Asked how he stays fit during long hours on set, he said: "I don't know, I eat well, I exercise. It's luck, my parents were old, my father lived slightly over 100, my mother lived almost 100 so if there's anything in heredity I hit the jackpot."

Eisenberg's character leaves New York City for Hollywood, hoping his impresario uncle, Steve Carrell, will give him a break. His eye is taken by Stewart, but he has to settle for friendship until she comes to tell him her lover has left her.
As in many of his films, there is a lot of Allen himself in the protagonist of "Cafe Society".

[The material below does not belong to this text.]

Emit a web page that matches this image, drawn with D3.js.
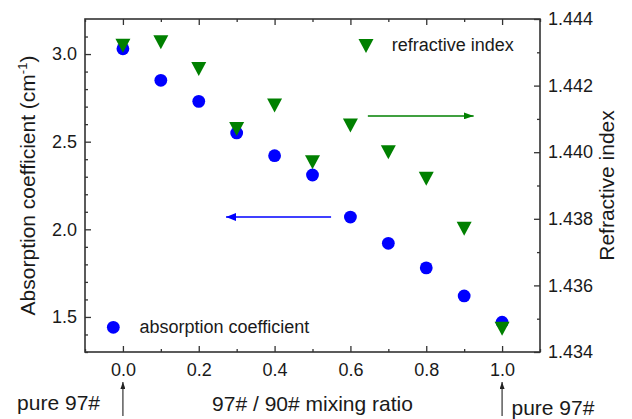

"If this was years ago, I would have played this part much more narrowly myself because I'm a comedian, not an actor. Jesse gave it much more complexity," Allen said.
Stewart said the film was "immediately recognisable" as a Woody Allen.
"Once we got going, that tonal quality that's so familiar and immediately recognisable, it just happened," she said. "I think we kind of nailed it."